Handle overflow / large numbers:

If your input might exceed the int range, consider using:

long big = Long.parseLong(s);
// then check if big fits into int or handle as long

Or explicitly check range before conversion:

if (s.length() > 10) { /* too big for int */ }

Also, if using parseInt, you may still get NumberFormatException if the value is too large or too small; watch for that.

Handle special formats or bases:

If you may receive strings in binary, hex, or other radix, use the overloaded method:

int x = Integer.parseInt(s, 16); // hexadecimal
int x = Integer.parseInt(s, 2);  // binary

Note: Standard parseInt(s) uses decimal (base 10). If you mistakenly assume binary/hex you’ll get exceptions.

Provide fallback or default value:

Depending on your application, you may want to fall back to a default value or prompt the user to fix input. Example:

int x;
try {
    x = Integer.parseInt(s);
} catch (NumberFormatException e) {
    x = defaultValue;
    log.warn("Bad integer input '" + s + "', using default " + defaultValue);
}

This avoids crashing unexpectedly and gives a better user experience.

Unit-test the edge cases:

Good engineers don’t wait for production to find the bad strings. Write tests for:

• Valid numeric strings (“123”, “-456”).
• Empty string (“”).
• Null input.
• Strings with whitespace (“ 789 “).
• Strings with non-digits (“12a3”, “123 “, “abc”).
• Very large numbers beyond Integer.MAX_VALUE.
• Strings in other radices if applicable (“10FF”, “101010”).
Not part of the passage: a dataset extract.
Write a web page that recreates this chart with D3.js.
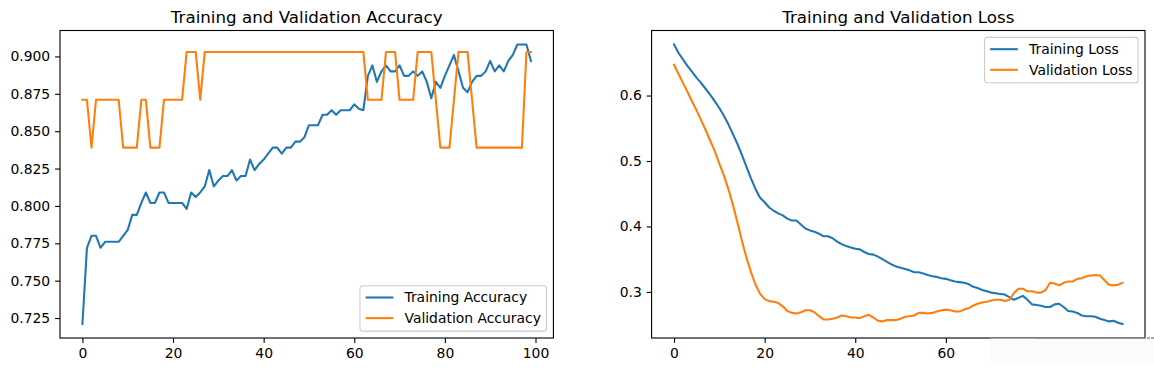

Having these tests gives you confidence that your conversion logic won’t slip.

Real Code Examples You Can Use

Here are a few snippets you can drop into your project (and modify) to handle conversion robustly.
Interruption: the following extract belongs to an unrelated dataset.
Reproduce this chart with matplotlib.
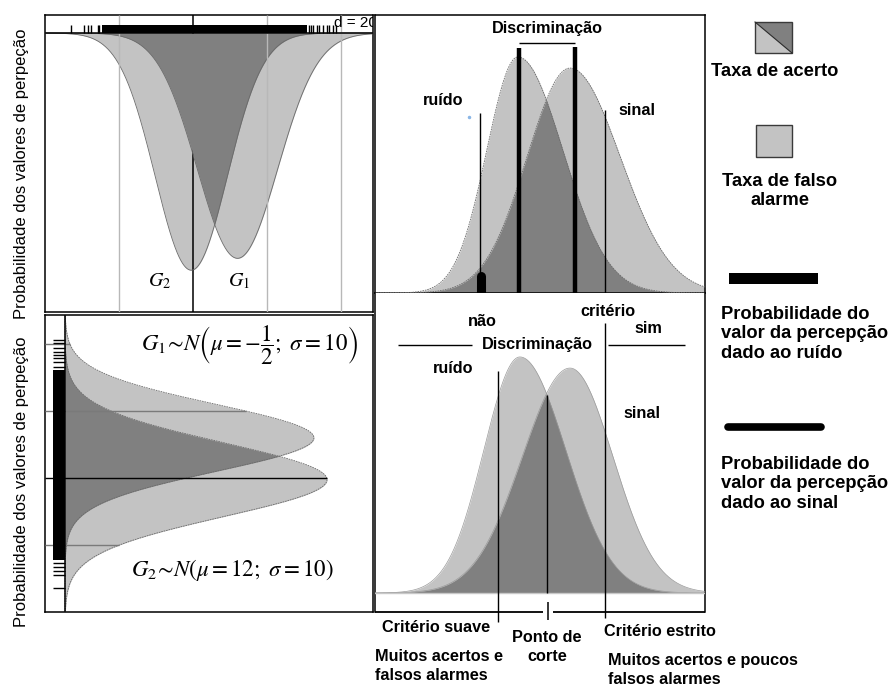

Basic conversion with fallback:

public static int safeStringToInt(String s, int defaultValue) {
    if (s == null) {
        System.out.println("Input string is null — returning default " + defaultValue);
        return defaultValue;
    }
    s = s.trim();
    if (s.isEmpty()) {
        System.out.println("Input string is empty after trimming — returning default " + defaultValue);
        return defaultValue;
    }
    try {
        return Integer.parseInt(s);
    } catch (NumberFormatException e) {
        System.out.println("Invalid integer format for input \"" + s + "\" — returning default " + defaultValue);
        return defaultValue;
    }
}

Conversion with radix support:

public static int parseStringToIntRadix(String s, int radix, int defaultValue) {
    if (s == null) {
        System.out.println("Input is null");
        return defaultValue;
    }
    s = s.trim();
    if (s.isEmpty()) {
        System.out.println("Input is empty");
        return defaultValue;
    }
    try {
        return Integer.parseInt(s, radix);
    } catch (NumberFormatException e) {
        System.out.println("Cannot parse \"" + s + "\" with radix " + radix);
        return defaultValue;
    }
}

Handling large numbers / overflow:

public static Integer safeStringToIntOrNull(String s) {
    if (s == null) return null;
    s = s.trim();
    if (s.isEmpty()) return null;
    try {
        long temp = Long.parseLong(s);
        if (temp < Integer.MIN_VALUE || temp > Integer.MAX_VALUE) {
            System.out.println("Number \"" + s + "\" is out of int range");
            return null;
        }
        return (int) temp;
    } catch (NumberFormatException e) {
        System.out.println("Invalid format for input \"" + s + "\"");
        return null;
    }
}

Feel free to adapt and integrate these into your codebase. They combine validation, conversion and fallback all in one place.

Conclusion

Converting a string to an integer in Java may seem simple, but small mistakes like passing an empty string, non-numeric input, or values outside the int range can easily trigger frustrating errors. The key is to validate input, use the right method (parseInt or valueOf), and always handle exceptions gracefully. By adding checks for nulls, whitespace, and numeric formats, you can make your code more reliable and user-friendly. Remember: clean data and smart error handling save hours of debugging later. With these best practices, you’ll never fear the “Java convert String to int” error again.